HB 890 ties permitting to rigorous scientific criteria and a short recovery timeline, but those standards rest on technical concepts that are difficult to operationalize. Terms like “minimized to the maximum extent practicable,” “measurably altered,” and “recover to pre-disturbance levels within five years” introduce scientific judgment calls that hinge on modeling assumptions, baseline variability, and monitoring design.
Sediment-transport and benthic-recovery models are sensitive to input parameters and to cumulative activities in the basin; one-off project studies may understate cumulative impacts, and the requirement that the department deny permits if criteria cannot be satisfied may incentivize conservative decision-making where uncertainty is high.
Procedurally, the department’s sole authority to select independent reviewers while relying on applicant-funded escrow creates a hybrid that mitigates direct applicant control but leaves unresolved questions about escrow sizing, timing, and appeals if reviewers disagree.
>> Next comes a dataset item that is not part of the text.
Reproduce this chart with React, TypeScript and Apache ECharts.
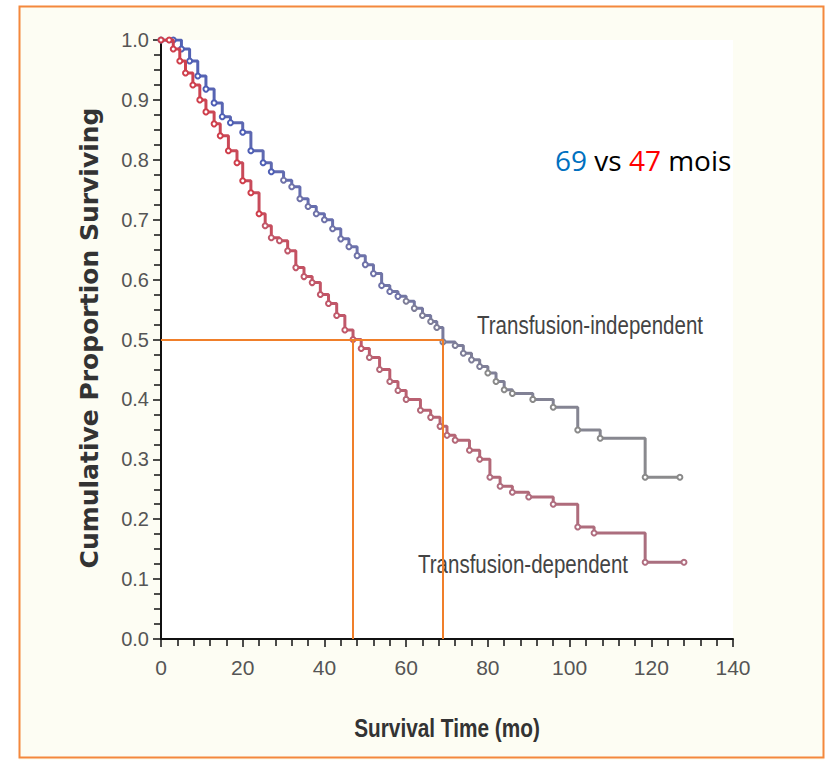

The statute references ecological screening levels by rule or federal guidelines (NOAA ERL as an example), but until the department adopts clear numeric thresholds or implementation rules, applicants and reviewers may face disputes over which benchmarks are controlling.
Finally, although the bill preserves federal jurisdiction where applicable, overlapping state and federal technical standards can produce duplicative studies, inconsistent findings, and coordination challenges with agencies such as the U.S. Army Corps of Engineers or NOAA.